The cryptocurrency market continues to suffer market-wide liquidations amounting to millions. Bitcoin [BTC], the largest crypto by market cap, was changing wallets at the $22k mark as it suffered a 6.44% correction over the last day. But the situation might be getting worse. A majority of macro indicators suggest the market is entering the deepest phase of this bear cycle.
Detaching from the deceased
Long-term holders represent the HODLer cohort, who are relatively price-insensitive. This cohort is more likely to avoid volatility and price drawdowns in the pursuit of long-term value.
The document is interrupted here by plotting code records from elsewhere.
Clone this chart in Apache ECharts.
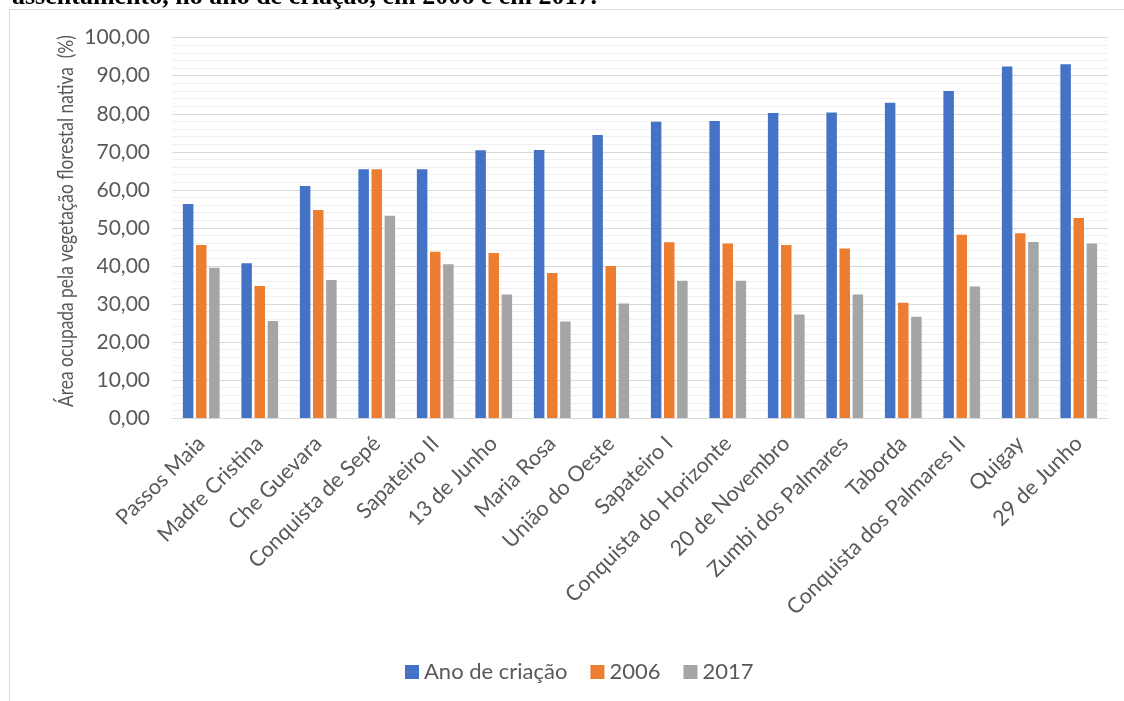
<!DOCTYPE html>
<html>
<head>
<meta charset="utf-8">
<script src="https://cdn.jsdelivr.net/npm/echarts@6/dist/echarts.min.js"></script>
<style>
  html, body { margin: 0; padding: 0; background: #fff; }
  #chart { width: 1124px; height: 701px; }
</style>
</head>
<body>
<div id="chart"></div>
<script>
// Settlements (assentamentos), ordered by native forest share at creation
const categories = [
  'Passos Maia', 'Madre Cristina', 'Che Guevara', 'Conquista de Sepé',
  'Sapateiro II', '13 de Junho', 'Maria Rosa', 'União do Oeste',
  'Sapateiro I', 'Conquista do Horizonte', '20 de Novembro',
  'Zumbi dos Palmares', 'Taborda', 'Conquista dos Palmares II',
  'Quigay', '29 de Junho'
];

// Share of area covered by native forest (%)
const anoCriacao = [56.3, 40.7, 61.0, 65.4, 65.4, 70.4, 70.5, 74.4, 77.9, 78.1, 80.2, 80.3, 82.9, 86.0, 92.4, 93.0];
const ano2006    = [45.5, 34.7, 54.7, 65.4, 43.7, 43.4, 38.1, 40.0, 46.2, 45.9, 45.5, 44.6, 30.3, 48.2, 48.6, 52.6];
const ano2017    = [39.5, 25.5, 36.3, 53.2, 40.4, 32.5, 25.4, 30.1, 36.1, 36.1, 27.2, 32.5, 26.6, 34.6, 46.3, 45.9];

const seriesNames = ['Ano de criação', '2006', '2017'];
const yTitle = 'Área ocupada pela vegetação florestal nativa  (%)';
const headline = 'assentamento, no ano de criação, em 2006 e em 2017.';

const FONT = 'Lato, "Open Sans", sans-serif';
const TEXT = '#595959';

const chart = echarts.init(document.getElementById('chart'), null, { renderer: 'canvas' });

const bar = (name, data, color) => ({
  name,
  type: 'bar',
  data,
  barWidth: 10.5,
  barGap: '25%',
  itemStyle: { color },
  emphasis: { disabled: true }
});

chart.setOption({
  animation: false,
  textStyle: { fontFamily: FONT },
  graphic: [
    // chart frame
    {
      type: 'rect',
      shape: { x: 9.5, y: 9.5, width: 1300, height: 900 },
      style: { fill: 'none', stroke: '#d9d9d9', lineWidth: 1 },
      silent: true
    },
    // caption line running above the frame
    {
      type: 'text',
      x: 12,
      y: 10,
      style: {
        text: headline,
        font: 'bold 26px "Liberation Serif", "Times New Roman", serif',
        fill: '#000',
        verticalAlign: 'bottom'
      },
      silent: true
    },
    // value-axis title, set slightly condensed
    {
      type: 'text',
      x: 66,
      y: 221,
      rotation: Math.PI / 2,
      scaleX: 0.79,
      style: {
        text: yTitle,
        font: '22px ' + FONT,
        fill: TEXT,
        align: 'center',
        verticalAlign: 'middle'
      },
      silent: true
    }
  ],
  legend: {
    data: seriesNames,
    left: 400,
    top: 656,
    itemWidth: 14,
    itemHeight: 14,
    itemGap: 23,
    icon: 'rect',
    textStyle: { color: TEXT, fontSize: 22, fontFamily: FONT }
  },
  grid: {
    left: 172,
    right: 16,
    top: 37.7,
    bottom: 283,
    containLabel: false
  },
  xAxis: {
    type: 'category',
    data: categories,
    axisTick: { show: false },
    axisLine: { show: true, lineStyle: { color: '#d9d9d9', width: 1 } },
    axisLabel: {
      rotate: 45,
      interval: 0,
      margin: 22,
      color: TEXT,
      fontSize: 21.5,
      fontFamily: FONT
    }
  },
  yAxis: {
    type: 'value',
    min: 0,
    max: 100,
    interval: 10,
    axisLine: { show: false },
    axisTick: { show: false },
    axisLabel: {
      margin: 22,
      color: TEXT,
      fontSize: 21,
      fontFamily: FONT,
      formatter: v => v.toFixed(2).replace('.', ',')
    },
    splitLine: { show: true, lineStyle: { color: '#d9d9d9', width: 1 } },
    minorTick: { show: false, splitNumber: 5 },
    minorSplitLine: { show: true, lineStyle: { color: '#f0f0f0', width: 1 } }
  },
  series: [
    bar(seriesNames[0], anoCriacao, '#4472C4'),
    bar(seriesNames[1], ano2006, '#ED7D31'),
    bar(seriesNames[2], ano2017, '#A5A5A5')
  ]
});
</script>
</body>
</html>
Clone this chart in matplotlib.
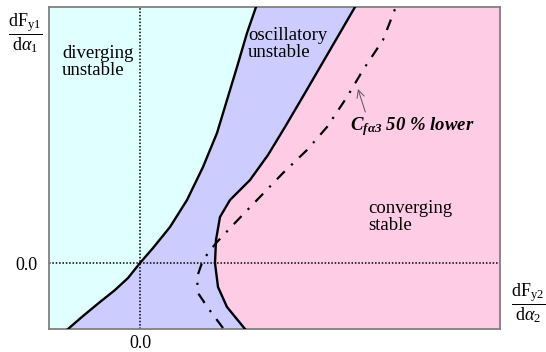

When selling, or spending their Bitcoin, ‘HODLers’ are typically able to sell BTC at a lower average cost basis than their short-term peers.
But this scenario might not stand anymore- Long-term holders are currently spending coins with a “higher cost basis than STHs”. This does occur when entering a deep capitulation zone, where even the strongest hands are purged from the asset.
Consider the spent price of LTH to STH chart below.
In this regard, the analytical firm, Glassnode added,
“LTHs are currently spending coins with a higher cost basis than STHs. Previous instances of this have coincided with deep bear market finales, lasting between 52-days (2020) and 514-days (2014-15) and accompanied by additional drawdowns in the price of -40% to -65%.”
As long-term holders are now realizing “significant losses,” their conviction, which many believed is insensitive to price, to buy the dips has been rattled. Look into the HODLers net position change in the chart, for instance.
This metric indicated that approximately 15k-20k BTC per month are transitioning into the hands of Bitcoin HODLers. This has declined by around 64% since early May, suggesting a weakening accumulation response.
In addition to this, BTC’s ongoing correction dropped below its realized price of $23,430. Comparing this the LTH-cost basis shows that the two are currently converging.
LTH cost basis approaching the aggregate cost basis indicates that the current holdings of the ‘smart money’ cohort have no outcome in the broader market.
As seen above, previous encounters coincided with the deepest phases of a bear market. Furthermore, the Fed’s on 14 June could further add a hawkish surprise to this party.
According to CME, due to higher-than-expected inflation in the United States, the probability of the Fed raising interest rates by 75 bp on the 15th has risen to 69.4%, and the probability of raising interest rates by 75 bp in July has risen to 83%.